In reverse of volume CCA (2018), the artist constructed translucent mountainous shapes with large polyethylene sheets and drips of black glue. When suspended, these otherworldly forms became what Onishi calls “inverted mountains,” turning traditional notions of landscape as solid and earthly into something impermanent and celestial.
Onishi is deeply interested in unseen negative space—traces of absence—and the way light and shadow shape our understanding of form.
Now serving as associate curator of modern and contemporary art at UMFA, Lawhead says, “The Great Hall is difficult to program because architecturally, it’s a challenge. Yasuaki doesn’t hang objects from the ceiling, he uses a wire grid that’s attached to the walls, so this technique is optimal for the high ceilings and spaciousness. There’s also a second-floor balcony with an aerial view of the installation that he had to consider. I knew he could do it.” For Lawhead, collaborating with Onishi at UMFA brings her curatorial practice full circle in a meaningful way, from her research as a student visiting Japan to her current position as a museum curator in Utah.
Born in Osaka, Japan, in 1979, Onishi studied sculpture at the University of Tsukuba before earning his MFA from Kyoto City University of Arts. His work has often explored the materiality of space, using unconventional materials to create immersive environments that challenge perception. He is deeply interested in unseen negative space—traces of absence—and the way light and shadow shape our understanding of form.

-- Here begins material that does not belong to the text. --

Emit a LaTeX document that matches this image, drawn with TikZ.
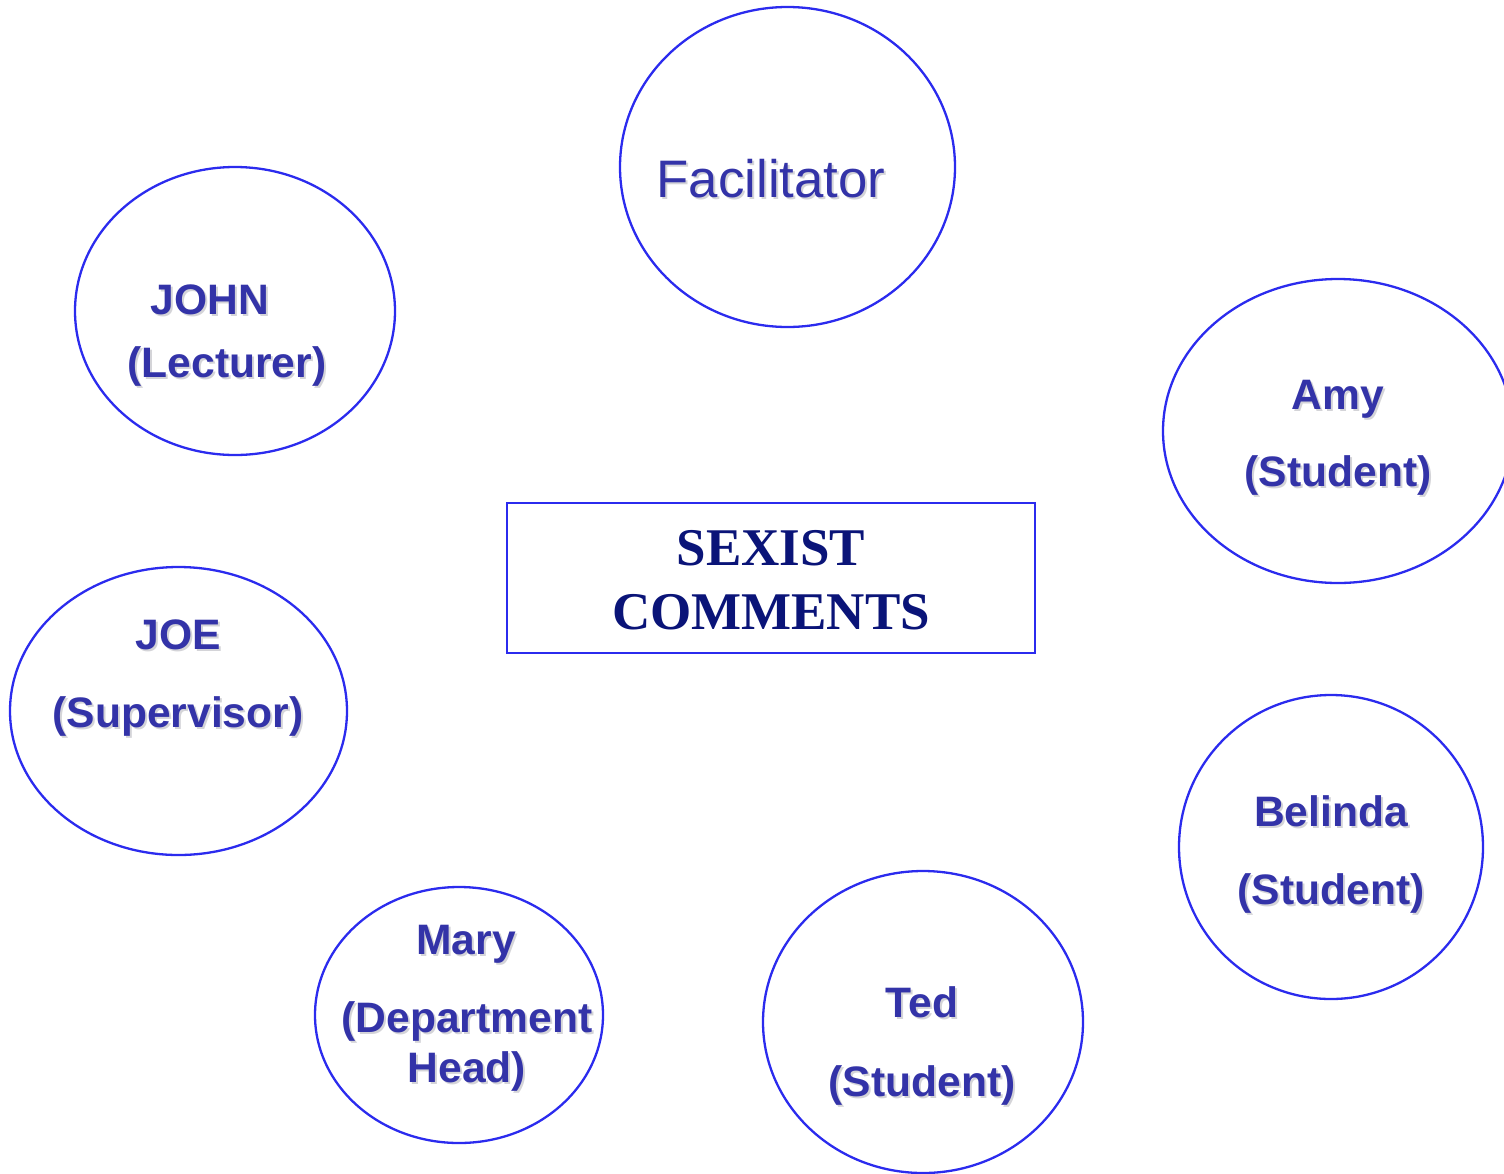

Stone on Boundary is certainly an aesthetic experience, but it’s also an invitation to consider the interwoven relationships between nature, time, and human impact. Landscapes aren’t static. They shift, dissolve, and reform, just as our bodies do. Whether through his delicate suspended structures or his meditative casting process, Onishi continues to offer viewers multidimensional ways of seeing that embrace impermanence, transformation, and the unseen forces that shape our world.